I originally (3 months ago) thought bonds were attractive because they seemed to be the forgotton asset class (vs. stocks, RE, gold, etc.). But now, aren't bonds climbing that proverbial "wall of worry?" I think that someday we'll be looking at 5% yields and will look back and realize what a great deal they were at 6%.
For now, I'm sticking with my macro theme: short semi equipment manufacturers. The DRAM spot price is down 20% in 1 month. Since many consumers are choosing the sub-$1,000 PC over the "latest and greatest" from Intel, an increasing portion of the microprocessor market is being commoditized, putting margin pressure on microprocessors as well.
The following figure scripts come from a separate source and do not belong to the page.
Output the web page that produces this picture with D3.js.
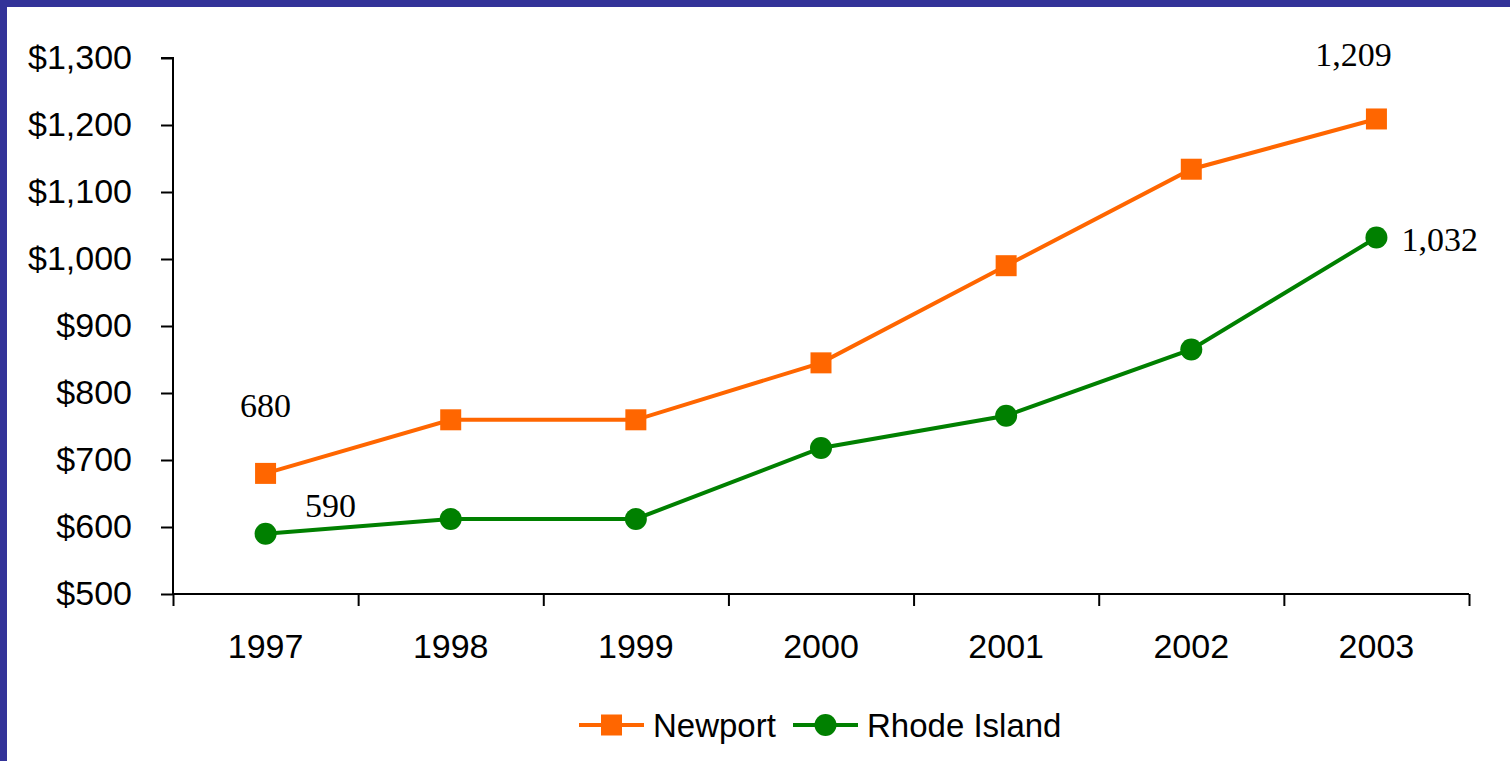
<!DOCTYPE html>
<html><head><meta charset="utf-8">
<script src="https://cdn.jsdelivr.net/npm/d3@7"></script>
<style>
html,body{margin:0;padding:0;background:#fff;}
svg{display:block;}
</style></head>
<body>
<svg id="chart" width="1510" height="761"></svg>
<script>
const years = ["1997","1998","1999","2000","2001","2002","2003"];
const newport = [680, 760, 760, 845, 990, 1134, 1209];
const rhodeIsland = [590, 612, 612, 718, 766, 865, 1032];
const yTicks = [500, 600, 700, 800, 900, 1000, 1100, 1200, 1300];
const seriesNames = ["Newport", "Rhode Island"];

const svg = d3.select("#chart");
const W = 1510, H = 761;
svg.append("rect").attr("width", W).attr("height", H).attr("fill", "#333399");
svg.append("rect").attr("x", 7).attr("y", 7).attr("width", W - 7).attr("height", H - 7).attr("fill", "#ffffff");

const x = d3.scaleBand().domain(years).range([173, 1469]).padding(0);
const y = d3.scaleLinear().domain([500, 1300]).range([594, 58]);
const cx = d => x(d) + x.bandwidth() / 2;

// Y axis
const yAxis = d3.axisLeft(y).tickValues(yTicks).tickSize(12).tickPadding(29)
  .tickFormat(d => "$" + d3.format(",")(d));
const gy = svg.append("g").attr("transform", "translate(173,0)").call(yAxis);
gy.select(".domain").attr("stroke", "#000").attr("stroke-width", 2).attr("d", `M-12,${y(1300)}H0V${y(500)}`);
gy.selectAll(".tick line").attr("stroke", "#000").attr("stroke-width", 2);
gy.selectAll(".tick text").attr("font-family", "Liberation Sans, Arial, sans-serif").attr("font-size", 34).attr("fill", "#000");

// X axis
const xb = d3.scaleLinear().domain([0, years.length]).range([173, 1469]);
const xAxis = d3.axisBottom(xb).tickValues(d3.range(0, years.length + 1)).tickSize(12).tickFormat("");
const gx = svg.append("g").attr("transform", `translate(0,${y(500)})`).call(xAxis);
gx.select(".domain").attr("stroke", "#000").attr("stroke-width", 2).attr("d", `M173,0H1469`);
gx.selectAll(".tick line").attr("stroke", "#000").attr("stroke-width", 2);
svg.append("g").selectAll("text").data(years).join("text")
  .attr("x", d => cx(d)).attr("y", y(500) + 64)
  .attr("text-anchor", "middle")
  .attr("font-family", "Liberation Sans, Arial, sans-serif").attr("font-size", 34).attr("fill", "#000")
  .text(d => d);

const line = d3.line().x((d, i) => cx(years[i])).y(d => y(d));
const orange = "#FF6600", green = "#008000";

svg.append("path").datum(newport).attr("d", line).attr("fill", "none").attr("stroke", orange).attr("stroke-width", 4);
svg.append("path").datum(rhodeIsland).attr("d", line).attr("fill", "none").attr("stroke", green).attr("stroke-width", 4);

const sq = 21;
svg.append("g").selectAll("rect").data(newport).join("rect")
  .attr("x", (d, i) => cx(years[i]) - sq / 2).attr("y", d => y(d) - sq / 2)
  .attr("width", sq).attr("height", sq).attr("fill", orange);
svg.append("g").selectAll("circle").data(rhodeIsland).join("circle")
  .attr("cx", (d, i) => cx(years[i])).attr("cy", d => y(d)).attr("r", 11).attr("fill", green);

// Data labels (first and last point of each series)
const fmt = d3.format(",");
const labels = [
  {v: newport[0], i: 0, dx: 0, dy: -56, anchor: "middle"},
  {v: rhodeIsland[0], i: 0, dx: 65, dy: -17, anchor: "middle"},
  {v: newport[6], i: 6, dx: -23, dy: -53, anchor: "middle"},
  {v: rhodeIsland[6], i: 6, dx: 25, dy: 13, anchor: "start"}
];
svg.append("g").selectAll("text").data(labels).join("text")
  .attr("x", d => cx(years[d.i]) + d.dx).attr("y", d => y(d.v) + d.dy)
  .attr("text-anchor", d => d.anchor)
  .attr("font-family", "Liberation Serif, Times New Roman, serif").attr("font-size", 34).attr("fill", "#000")
  .text(d => fmt(d.v));

// Legend
const lg = svg.append("g");
const legendY = 725;
lg.append("line").attr("x1", 579).attr("x2", 644).attr("y1", legendY).attr("y2", legendY).attr("stroke", orange).attr("stroke-width", 4);
lg.append("rect").attr("x", 611.5 - sq / 2).attr("y", legendY - sq / 2).attr("width", sq).attr("height", sq).attr("fill", orange);
lg.append("text").attr("x", 653).attr("y", legendY + 12).attr("font-family", "Liberation Sans, Arial, sans-serif").attr("font-size", 33).text(seriesNames[0]);
lg.append("line").attr("x1", 793).attr("x2", 858).attr("y1", legendY).attr("y2", legendY).attr("stroke", green).attr("stroke-width", 4);
lg.append("circle").attr("cx", 825.5).attr("cy", legendY).attr("r", 11).attr("fill", green);
lg.append("text").attr("x", 867).attr("y", legendY + 12).attr("font-family", "Liberation Sans, Arial, sans-serif").attr("font-size", 33).text(seriesNames[1]);
</script>
</body></html>
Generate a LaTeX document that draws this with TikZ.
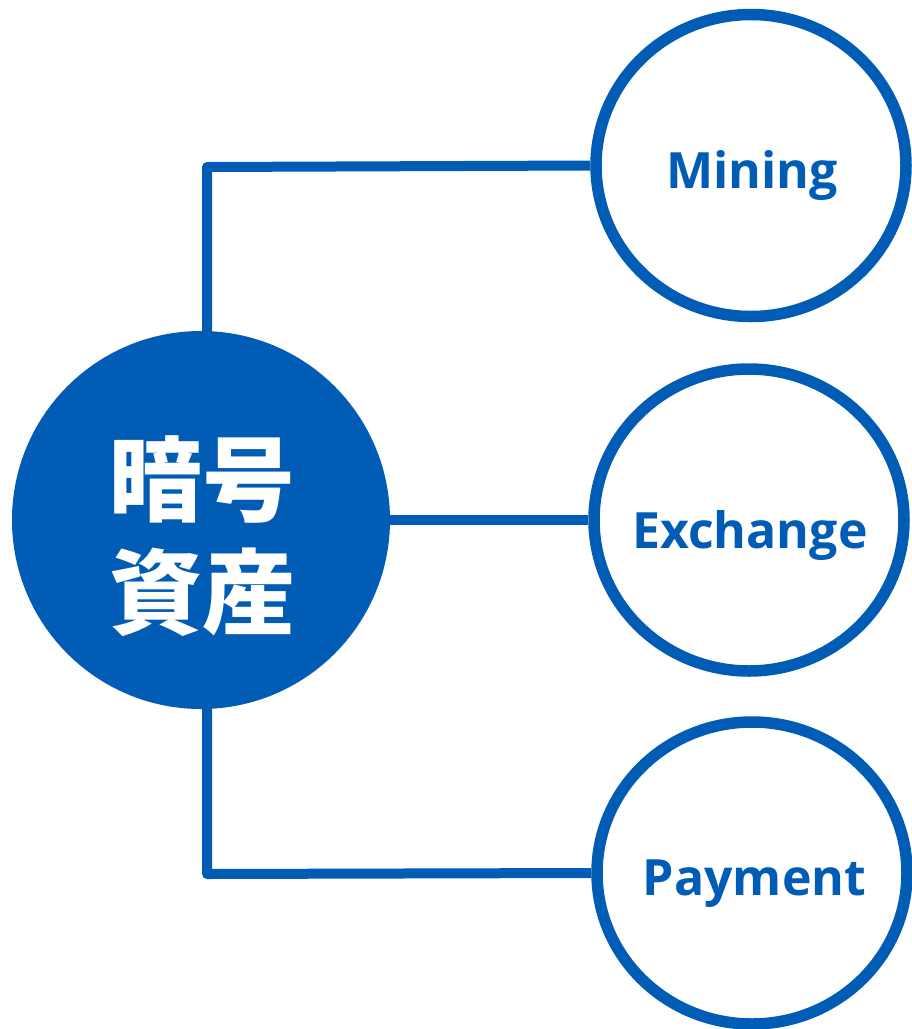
\documentclass[tikz,border=0pt]{standalone}
\usepackage{fontspec}
\usetikzlibrary{backgrounds,shapes.geometric}
\setmainfont{Open Sans}
\newfontfamily\cjkfont{Noto Sans CJK JP}
\definecolor{cblue}{RGB}{0,92,180}
\begin{document}
\begin{tikzpicture}[x=1pt,y=-1pt,
  conn/.style={draw=cblue,line width=10pt,line join=round},
  bigcirc/.style={circle,fill=cblue,draw=none,minimum size=378pt,inner sep=0pt},
  smallcirc/.style={ellipse,fill=white,draw=cblue,line width=11.5pt,minimum width=310pt,minimum height=302pt,inner sep=0pt},
  lbl/.style={text=cblue,font=\bfseries\fontsize{50}{60}\selectfont,inner sep=0pt,anchor=base},
  jlbl/.style={text=white,font=\cjkfont\bfseries\fontsize{93}{113}\selectfont,inner sep=0pt,align=center}
]
\useasboundingbox (0,0) rectangle (912,1029);
\coordinate (c1) at (207,167);
\coordinate (c2) at (207,874);
\node[bigcirc] (main) at (201,520) {};
\node[smallcirc] (mining) at (751,165.5) {};
\node[smallcirc] (exch) at (749,520) {};
\node[smallcirc] (pay) at (752,873) {};
\begin{scope}[on background layer]
\draw[conn] (c1 |- main.center) -- (c1) -- (mining.west);
\draw[conn] (main.center) -- (exch.west);
\draw[conn] (c2 |- main.center) -- (c2) -- (pay.west);
\end{scope}
\node[jlbl] (mainlbl) at (202,536) {暗号\\資産};
\node[lbl] (mininglbl) at (752,188) {Mining};
\node[lbl] (exchlbl) at (750,548) {Exchange};
\node[lbl] (paylbl) at (754.5,895) {Payment};
\end{tikzpicture}
\end{document}
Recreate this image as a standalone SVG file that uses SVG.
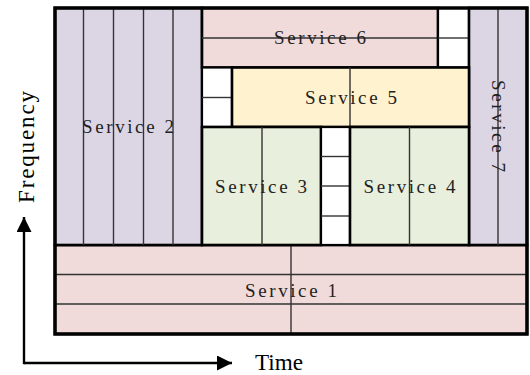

The Koreans and Taiwanese are huge semi equipment customers and will be spending their cash flow paying back $ debt, because bankers wont risk lending them new money to buy equipment given the excess capacity, currency and stock market turmoil. (Assuming bankers are still conservative.)
For those who like pictures, the SOX (as well as MSH) is showing lower lows and lower highs:
tscn.com
Also, here's a link for semi spot prices:
smithweb.com
BTW, how's that African frog doing? (Remember, I asked you to invite some Frenchmen over for appetizers.)